TASK TO COMPLETE -> Pick out every line that holds the string "LaTeX" and copy it.
------ DATA LISTING ------
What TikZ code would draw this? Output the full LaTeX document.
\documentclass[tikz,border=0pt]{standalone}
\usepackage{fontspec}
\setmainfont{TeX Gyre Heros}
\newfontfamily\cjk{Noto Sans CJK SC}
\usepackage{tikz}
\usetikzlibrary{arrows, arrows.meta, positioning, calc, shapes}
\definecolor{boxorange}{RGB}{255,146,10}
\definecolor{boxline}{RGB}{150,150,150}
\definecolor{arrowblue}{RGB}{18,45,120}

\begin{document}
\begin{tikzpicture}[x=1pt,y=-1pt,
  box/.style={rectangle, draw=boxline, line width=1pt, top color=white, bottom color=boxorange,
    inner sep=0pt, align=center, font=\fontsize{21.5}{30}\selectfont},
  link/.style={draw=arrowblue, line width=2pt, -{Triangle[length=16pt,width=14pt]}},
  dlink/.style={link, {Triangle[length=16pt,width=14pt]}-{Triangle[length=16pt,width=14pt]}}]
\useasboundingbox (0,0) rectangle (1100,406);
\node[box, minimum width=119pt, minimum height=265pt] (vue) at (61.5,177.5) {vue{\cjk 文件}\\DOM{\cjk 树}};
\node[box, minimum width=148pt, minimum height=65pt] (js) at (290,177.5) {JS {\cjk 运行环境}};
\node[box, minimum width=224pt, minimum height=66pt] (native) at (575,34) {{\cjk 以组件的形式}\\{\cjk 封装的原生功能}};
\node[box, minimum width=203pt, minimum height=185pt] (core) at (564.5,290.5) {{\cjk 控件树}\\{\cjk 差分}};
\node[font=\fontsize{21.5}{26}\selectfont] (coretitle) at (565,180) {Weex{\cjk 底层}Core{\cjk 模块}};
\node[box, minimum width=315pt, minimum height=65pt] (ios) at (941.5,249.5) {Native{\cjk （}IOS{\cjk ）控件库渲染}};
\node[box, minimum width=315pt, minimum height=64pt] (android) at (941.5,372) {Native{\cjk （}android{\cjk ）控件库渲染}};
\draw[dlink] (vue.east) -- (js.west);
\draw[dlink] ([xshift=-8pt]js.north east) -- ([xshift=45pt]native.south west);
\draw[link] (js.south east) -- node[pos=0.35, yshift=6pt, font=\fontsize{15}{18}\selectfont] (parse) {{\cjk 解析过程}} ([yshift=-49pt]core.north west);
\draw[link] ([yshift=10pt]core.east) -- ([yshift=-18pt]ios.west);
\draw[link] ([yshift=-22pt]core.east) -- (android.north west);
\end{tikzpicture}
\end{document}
------
------ DATA LISTING ------
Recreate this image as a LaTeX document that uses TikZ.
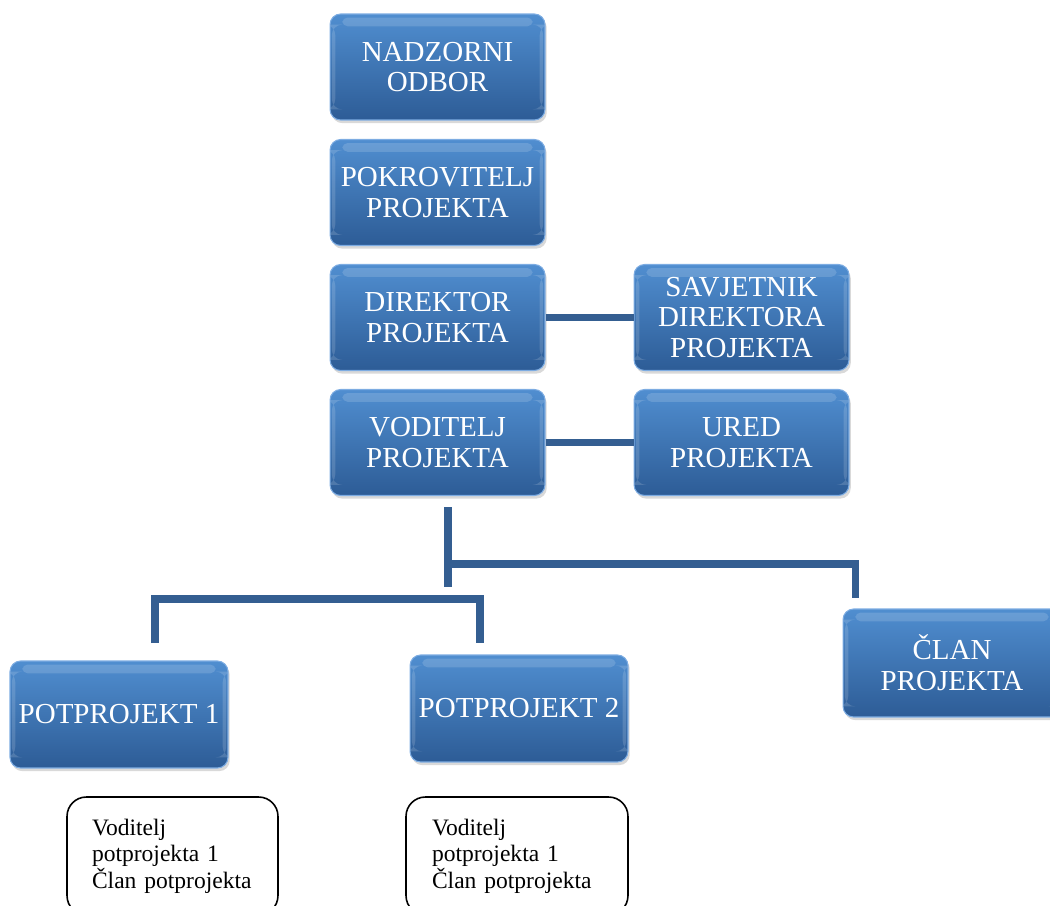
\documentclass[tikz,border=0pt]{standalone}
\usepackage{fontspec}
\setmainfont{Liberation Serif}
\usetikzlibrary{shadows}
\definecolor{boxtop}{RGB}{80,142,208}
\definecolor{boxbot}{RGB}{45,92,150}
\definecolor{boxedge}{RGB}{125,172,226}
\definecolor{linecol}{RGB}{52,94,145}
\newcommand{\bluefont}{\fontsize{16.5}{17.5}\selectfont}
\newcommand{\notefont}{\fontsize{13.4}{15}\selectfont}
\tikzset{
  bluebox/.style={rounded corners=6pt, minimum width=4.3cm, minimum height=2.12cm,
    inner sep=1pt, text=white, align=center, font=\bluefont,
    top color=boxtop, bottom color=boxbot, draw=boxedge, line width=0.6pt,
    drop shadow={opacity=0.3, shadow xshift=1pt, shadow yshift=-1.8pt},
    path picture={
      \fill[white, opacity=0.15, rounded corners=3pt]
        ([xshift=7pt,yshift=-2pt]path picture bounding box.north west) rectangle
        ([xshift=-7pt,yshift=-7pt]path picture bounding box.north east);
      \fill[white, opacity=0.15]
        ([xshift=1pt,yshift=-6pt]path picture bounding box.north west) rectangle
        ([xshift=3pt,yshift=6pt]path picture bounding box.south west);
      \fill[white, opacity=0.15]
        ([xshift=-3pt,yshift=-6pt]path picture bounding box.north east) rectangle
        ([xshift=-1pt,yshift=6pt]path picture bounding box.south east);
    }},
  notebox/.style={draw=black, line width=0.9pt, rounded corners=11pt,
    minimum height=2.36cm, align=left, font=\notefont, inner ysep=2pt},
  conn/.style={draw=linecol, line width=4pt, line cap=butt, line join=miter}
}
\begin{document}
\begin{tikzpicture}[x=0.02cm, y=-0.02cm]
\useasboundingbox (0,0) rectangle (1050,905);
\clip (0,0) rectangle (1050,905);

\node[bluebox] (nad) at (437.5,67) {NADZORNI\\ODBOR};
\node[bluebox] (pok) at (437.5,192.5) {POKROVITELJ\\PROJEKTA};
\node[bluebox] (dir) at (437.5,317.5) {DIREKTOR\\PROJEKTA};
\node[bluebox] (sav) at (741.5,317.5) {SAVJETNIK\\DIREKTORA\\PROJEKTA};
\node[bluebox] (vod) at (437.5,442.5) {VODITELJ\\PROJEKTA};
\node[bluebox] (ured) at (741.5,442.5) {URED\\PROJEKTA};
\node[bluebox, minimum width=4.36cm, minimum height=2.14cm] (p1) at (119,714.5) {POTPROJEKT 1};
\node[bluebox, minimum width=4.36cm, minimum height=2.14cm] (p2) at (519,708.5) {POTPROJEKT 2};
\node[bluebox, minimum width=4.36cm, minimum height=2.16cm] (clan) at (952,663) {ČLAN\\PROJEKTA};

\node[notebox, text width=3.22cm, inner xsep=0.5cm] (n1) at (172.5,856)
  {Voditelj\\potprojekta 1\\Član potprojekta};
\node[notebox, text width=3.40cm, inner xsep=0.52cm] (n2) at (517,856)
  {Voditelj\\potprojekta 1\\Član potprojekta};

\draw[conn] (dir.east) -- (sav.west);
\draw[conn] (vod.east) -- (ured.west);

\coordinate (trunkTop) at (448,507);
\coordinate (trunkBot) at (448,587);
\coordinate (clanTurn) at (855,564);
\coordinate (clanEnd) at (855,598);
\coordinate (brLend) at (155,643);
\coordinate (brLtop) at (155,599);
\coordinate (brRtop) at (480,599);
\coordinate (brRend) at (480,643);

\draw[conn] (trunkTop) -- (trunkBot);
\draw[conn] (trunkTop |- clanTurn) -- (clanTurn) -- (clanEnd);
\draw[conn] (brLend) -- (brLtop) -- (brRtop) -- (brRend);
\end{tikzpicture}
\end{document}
------
EXERCISE RESPONSE ->
What TikZ code would draw this? Output the full LaTeX document.
Recreate this image as a LaTeX document that uses TikZ.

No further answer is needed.